Take for instance…….grocery shopping. These days we fill out our online order, send it off to Walmart, and a day later sit in our car while they load our order in our car trunk. It is safe and easy, and we are thankful for that. 
But who would have believed that both of us actually miss our weekly stroll through the friendly, often crowded aisles of the local Winco? Granted, I did little more than push the cart. For Roma, however, it was an opportunity to check out their offerings……to pinch and poke the veggies, read the small-print labels, comparing one to another, before selecting the one she wanted. We took our time and never once worried about some illusive virus that might be lying in wait for us. Remember those good times? We look forward to their return.

I understand that it might be unseemly to brag about our monthly Amazon bill, but in a time when we avoid extended shopping trips downtown that “Prime” account has become an important part of our personal “abnormal.”

Or how about Sunday church? As lukewarm Methodists no one has ever mistaken us for fanatics, but we have always looked forward to the fellowship of weekly services in what has been our church home for nearly fifty years……renewing that comfortable and rewarding time spent with friends. The congregation’s YouTube sermons and weekly Zoom sessions may help fill the void, but they are not the same. Chances are you know how that feels.

Speaking of “abnormal,” what about the sudden disappearance of March Madness ……just as the Oregon ladies were primed for a national title? The baseball season too has been neutered, and who knows what football will look like in this new Covid world. For us TV sports junkies the outlook is bleak. How long must we settle for the very definition of “abnormal”……. ”Professional Cornhole competition”? Surely we deserve something more.

And then there is a more hurtful form of “abnormal.” Like many of you, ours is a family-centered family. True, we are spread around the Pacific NW, but we have always stayed in touch, while looking forward to the twenty-plus of us getting together several times a year. This year long-standing family gatherings have been put on hold, including a much-anticipated summer wedding. 
For the last few months our clan has become a “telephone, email, and Zoom” family. We are thankful for the technology that makes all that possible. But it is not the same.
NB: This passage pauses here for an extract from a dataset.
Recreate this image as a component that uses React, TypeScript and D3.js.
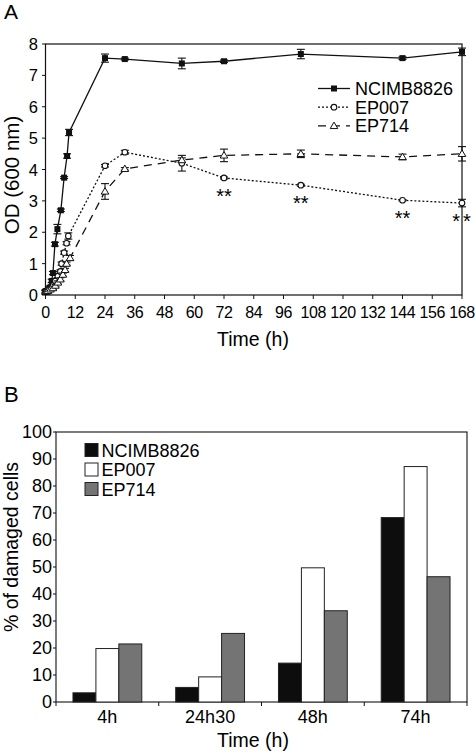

The lucky ones among us, and I count myself as one of those, are facing this “abnormal” slice of life in the company of a caring and compatible quarantine partner. It is not too much to say that in the course of our sixty years together we have become a well-oiled, if somewhat creaky, team. In times like this we give thanks for the backyard garden, which allows us to work off about all the nervous energy we can muster these days.

In the process it sometimes feels like we have become semi-hermits, occasionally venturing out behind our masks and relying on “social distancing” to help keep us safe..…while what seems like an increasingly unsafe world carries on all around us. 

        In the best of times old age includes its trials. These “abnormal” moments simply magnify those speed bumps. Still, in our sometimes unorthodox way we will ride out this unwelcome storm.

And please remember that those who do not have the luxury of a stay-at-home partner need and deserve our continuing attention….. regular phone calls or emails to let them know they are not alone in these crazy times. 

As always, if you are so inclined I would appreciate hearing how you and yours are dealing with your own “abnormal” world. In the meantime stay safe and take care.